The current FIA president's defence of the Maranello team follows its performance and so-called 'crisis' of 2016, with one pundit pointing the finger at three key individuals.
First, former F1 driver turned German language pundit Marc Surer said president Sergio Marchionne is being too confrontational.
"He might make a good football coach, but it doesn't work in formula one to keep kicking the players," he told Speed Week.
"Formula one is a highly analytical sport, which Marchionne does not understand," said Surer. "Again and again he keeps saying 'We have to do this, we have to do that', but F1 doesn't work like that."
Surer said another key component of Ferrari's struggle in 2016 was the departure of technical boss James Allison, following the death of his wife.
Allison is now expected to join Mercedes.
"He was probably no longer concentrated this year, and the engineers become rudderless," said Surer.
"I found it a clear mistake to let Allison go. A part-time Allison would have been better than no Allison," he insisted.
Finally, Surer commented on Sebastian Vettel, saying the German's loss of temper at times in 2016 was "incomprehensible".
"I see only one hope," he said. "That Rory Byrne, who has been consulted for the 2017 car, succeeds, as he is an absolute genius."
Former team boss Todt, however, suggested it is too alarmist to declare that Ferrari is struggling as much as some commentators are suggesting.

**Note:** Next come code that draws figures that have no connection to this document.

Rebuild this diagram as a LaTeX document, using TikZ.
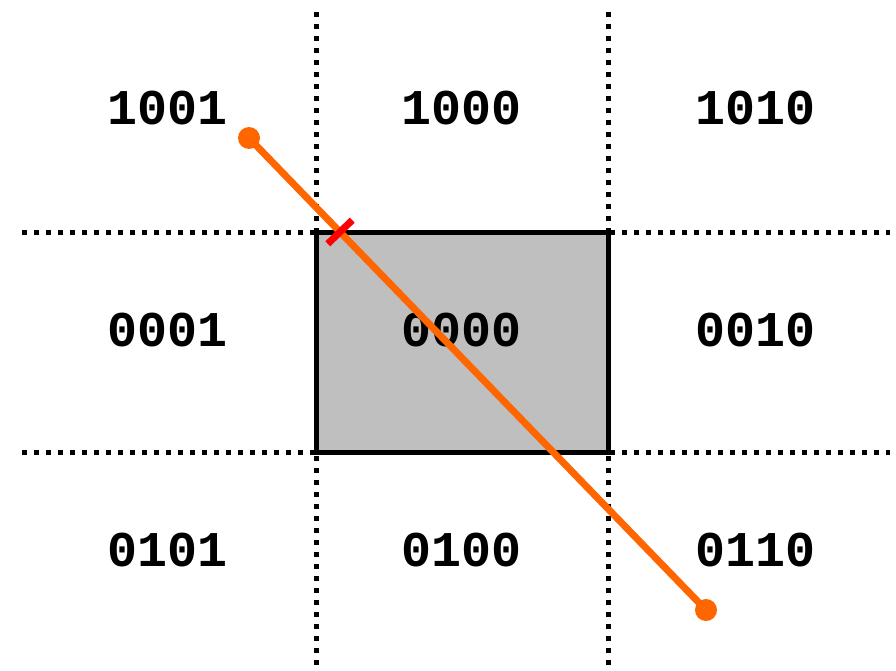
\documentclass[tikz,border=0pt]{standalone}
\usepackage{fontspec}
\newfontfamily\codefont{Liberation Mono}
\usepackage{xcolor}
\usetikzlibrary{calc}
\definecolor{segorange}{HTML}{FF6600}

\begin{document}
\begin{tikzpicture}[
  x=1pt,y=-1pt,
  grid/.style={line width=5pt,dash pattern=on 5pt off 7pt},
  code/.style={font=\codefont\bfseries\fontsize{50}{54}\selectfont},
  window/.style={draw,line width=5pt,fill=black!25},
  segment/.style={segorange,line width=7pt},
  endpt/.style={circle,fill=segorange,inner sep=0pt,minimum size=22pt}
]
\useasboundingbox (0,0) rectangle (896,671);
% region borders
\draw[grid] (316,12) -- (316,671);
\draw[grid] (608,12) -- (608,671);
\draw[grid] (22,232) -- (890,232);
\draw[grid] (22,452) -- (890,452);
% clipping window
\draw[window] (316,232) rectangle (608,452);
% region codes
\node[code] (tl) at (168,108) {1001};
\node[code] (tc) at (462,108) {1000};
\node[code] (tr) at (755,108) {1010};
\node[code] (ml) at (168,330) {0001};
\node[code] (mc) at (462,330) {0000};
\node[code] (mr) at (755,330) {0010};
\node[code] (bl) at (168,550) {0101};
\node[code] (bc) at (462,550) {0100};
\node[code] (br) at (755,550) {0110};
% line segment
\node[endpt] (p) at (249,138) {};
\node[endpt] (q) at (706,610) {};
\draw[segment] (p.center) -- (q.center);
% intersection with top edge
\coordinate (hit) at (340,232);
\draw[red,line width=7pt] ($(hit)!17pt!-90:(q)$) -- ($(hit)!17pt!90:(q)$);
\end{tikzpicture}
\end{document}
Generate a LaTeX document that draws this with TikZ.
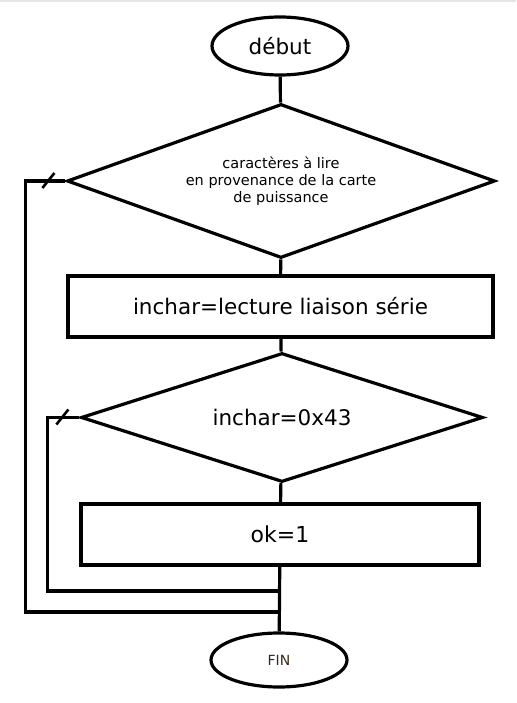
\documentclass[tikz,border=0pt]{standalone}
\usepackage{fontspec}
\setmainfont{DejaVu Sans}
\usepackage{tikz}
\usetikzlibrary{shapes.geometric}
\tikzstyle{trait}=[line width=3.2pt, color=black]
\tikzstyle{bout}=[ellipse, draw, trait, minimum width=136pt, minimum height=58pt, inner sep=0pt]
\tikzstyle{test}=[diamond, draw, trait, inner sep=0pt]
\tikzstyle{action}=[rectangle, draw, trait, minimum height=61pt, inner sep=0pt]
\tikzstyle{grand}=[font=\fontsize{21.5}{26}\selectfont]
\tikzstyle{petit}=[font=\fontsize{14.5}{17}\selectfont, align=center]
\tikzstyle{coche}=[line width=2.6pt, color=black]
\definecolor{bordgris}{rgb}{0.9, 0.9, 0.9}
\definecolor{finbrun}{rgb}{0.22, 0.16, 0.08}

\begin{document}
\begin{tikzpicture}[x=1pt, y=-1pt]
		\useasboundingbox (0,0) rectangle (516,703);
		\draw[line width=2pt, color=bordgris] (0,1)--(516,1);

		\node[bout, grand] (debut) at (280,46) {début};
		\node[test, minimum width=428pt, minimum height=154pt] (lire) at (281,181) {};
		\node[petit] (lireTxt) at (281,181) {caractères à lire\\en provenance de la carte\\de puissance};
		\node[action, grand, minimum width=425pt] (lecture) at (280.5,306.5) {inchar=lecture liaison série};
		\node[test, minimum width=402pt, minimum height=129pt] (car) at (282,417.5) {};
		\node[grand] (carTxt) at (282,417.5) {inchar=0x43};
		\node[action, minimum width=398pt, font=\fontsize{22}{26}\selectfont] (ok) at (280,534.5) {ok=1};
		\node[bout, minimum height=54pt, font=\fontsize{14}{17}\selectfont, text=finbrun] (fin) at (279,660) {FIN};

		\coordinate (retour1) at (280,612);
		\coordinate (retour2) at (280,591);

		\draw[trait] (debut)--(lire);
		\draw[trait] (lire)--(lecture);
		\draw[trait] (lecture)--(car);
		\draw[trait] (car)--(ok);
		\draw[trait] (ok)--(fin);

		% boucles de retour
		\draw[trait] (lire.west) -- ++(-40,0) |- (retour1);
		\draw[trait] (car.west) -- ++(-32,0) |- (retour2);
		\draw[coche] ([xshift=-17pt]lire.west) ++(-6,7) -- ++(12,-15);
		\draw[coche] ([xshift=-17pt]car.west) ++(-6,7) -- ++(12,-15);

\end{tikzpicture}
\end{document}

"They are lacking 10% in comparison to Mercedes and 3% to Red Bull," he said. "That's not a lot.
"Ferrari has always fought in the leading group and achieved incredible success when there were no problems with reliability," Todt told Corriere della Sera.
"If we had the same reliability as they have now, we would have won the title in 2006 with Michael Schumacher and 2008 with Felipe Massa," he added.